YOUR GOAL:
Repeat only the lines from the line containing "Output the LaTeX" through the line containing "(roalow) -- (hsin4);", both included, exactly as they stand.

SUPPLIED RECORDS:

---------------

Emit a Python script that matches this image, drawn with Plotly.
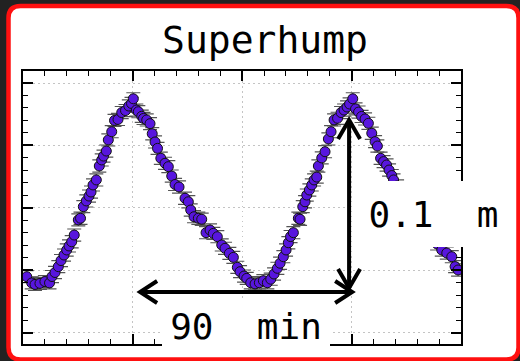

---------------

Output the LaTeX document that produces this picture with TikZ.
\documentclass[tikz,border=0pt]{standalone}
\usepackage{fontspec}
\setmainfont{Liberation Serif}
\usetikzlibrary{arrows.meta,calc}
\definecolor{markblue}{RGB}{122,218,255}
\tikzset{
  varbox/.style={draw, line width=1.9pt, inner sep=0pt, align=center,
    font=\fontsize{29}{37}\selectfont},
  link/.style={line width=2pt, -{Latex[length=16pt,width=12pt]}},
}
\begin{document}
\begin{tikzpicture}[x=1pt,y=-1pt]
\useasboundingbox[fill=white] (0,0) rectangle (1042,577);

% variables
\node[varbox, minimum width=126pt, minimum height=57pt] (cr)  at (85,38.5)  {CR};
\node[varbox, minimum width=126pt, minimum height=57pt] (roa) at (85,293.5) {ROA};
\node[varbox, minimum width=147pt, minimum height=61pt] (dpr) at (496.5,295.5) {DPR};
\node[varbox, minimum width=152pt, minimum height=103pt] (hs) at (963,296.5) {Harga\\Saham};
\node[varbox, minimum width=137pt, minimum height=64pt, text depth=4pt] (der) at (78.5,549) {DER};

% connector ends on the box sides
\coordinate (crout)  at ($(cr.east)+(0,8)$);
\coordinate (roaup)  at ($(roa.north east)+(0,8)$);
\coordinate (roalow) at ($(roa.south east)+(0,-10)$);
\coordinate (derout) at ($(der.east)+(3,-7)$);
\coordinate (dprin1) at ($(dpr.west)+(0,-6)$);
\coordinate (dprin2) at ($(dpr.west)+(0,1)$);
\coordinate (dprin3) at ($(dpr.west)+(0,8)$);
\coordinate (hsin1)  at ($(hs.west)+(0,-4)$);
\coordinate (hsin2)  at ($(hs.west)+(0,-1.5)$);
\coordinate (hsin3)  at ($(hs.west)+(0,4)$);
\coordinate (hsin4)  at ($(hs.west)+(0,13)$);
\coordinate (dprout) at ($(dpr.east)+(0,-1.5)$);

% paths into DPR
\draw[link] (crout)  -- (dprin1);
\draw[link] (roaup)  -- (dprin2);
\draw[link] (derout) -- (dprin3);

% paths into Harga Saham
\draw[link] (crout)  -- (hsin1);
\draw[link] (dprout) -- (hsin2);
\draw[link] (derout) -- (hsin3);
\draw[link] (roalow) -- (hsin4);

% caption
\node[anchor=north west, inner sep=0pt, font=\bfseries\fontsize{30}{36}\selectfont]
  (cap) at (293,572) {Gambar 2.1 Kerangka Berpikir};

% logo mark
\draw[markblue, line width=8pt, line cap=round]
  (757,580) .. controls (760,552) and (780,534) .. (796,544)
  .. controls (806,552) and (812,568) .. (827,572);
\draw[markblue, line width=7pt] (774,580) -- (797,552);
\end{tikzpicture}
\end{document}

---------------

COMPLETE RESPONSE:
Output the LaTeX document that produces this picture with TikZ.
\documentclass[tikz,border=0pt]{standalone}
\usepackage{fontspec}
\setmainfont{Liberation Serif}
\usetikzlibrary{arrows.meta,calc}
\definecolor{markblue}{RGB}{122,218,255}
\tikzset{
  varbox/.style={draw, line width=1.9pt, inner sep=0pt, align=center,
    font=\fontsize{29}{37}\selectfont},
  link/.style={line width=2pt, -{Latex[length=16pt,width=12pt]}},
}
\begin{document}
\begin{tikzpicture}[x=1pt,y=-1pt]
\useasboundingbox[fill=white] (0,0) rectangle (1042,577);

% variables
\node[varbox, minimum width=126pt, minimum height=57pt] (cr)  at (85,38.5)  {CR};
\node[varbox, minimum width=126pt, minimum height=57pt] (roa) at (85,293.5) {ROA};
\node[varbox, minimum width=147pt, minimum height=61pt] (dpr) at (496.5,295.5) {DPR};
\node[varbox, minimum width=152pt, minimum height=103pt] (hs) at (963,296.5) {Harga\\Saham};
\node[varbox, minimum width=137pt, minimum height=64pt, text depth=4pt] (der) at (78.5,549) {DER};

% connector ends on the box sides
\coordinate (crout)  at ($(cr.east)+(0,8)$);
\coordinate (roaup)  at ($(roa.north east)+(0,8)$);
\coordinate (roalow) at ($(roa.south east)+(0,-10)$);
\coordinate (derout) at ($(der.east)+(3,-7)$);
\coordinate (dprin1) at ($(dpr.west)+(0,-6)$);
\coordinate (dprin2) at ($(dpr.west)+(0,1)$);
\coordinate (dprin3) at ($(dpr.west)+(0,8)$);
\coordinate (hsin1)  at ($(hs.west)+(0,-4)$);
\coordinate (hsin2)  at ($(hs.west)+(0,-1.5)$);
\coordinate (hsin3)  at ($(hs.west)+(0,4)$);
\coordinate (hsin4)  at ($(hs.west)+(0,13)$);
\coordinate (dprout) at ($(dpr.east)+(0,-1.5)$);

% paths into DPR
\draw[link] (crout)  -- (dprin1);
\draw[link] (roaup)  -- (dprin2);
\draw[link] (derout) -- (dprin3);

% paths into Harga Saham
\draw[link] (crout)  -- (hsin1);
\draw[link] (dprout) -- (hsin2);
\draw[link] (derout) -- (hsin3);
\draw[link] (roalow) -- (hsin4);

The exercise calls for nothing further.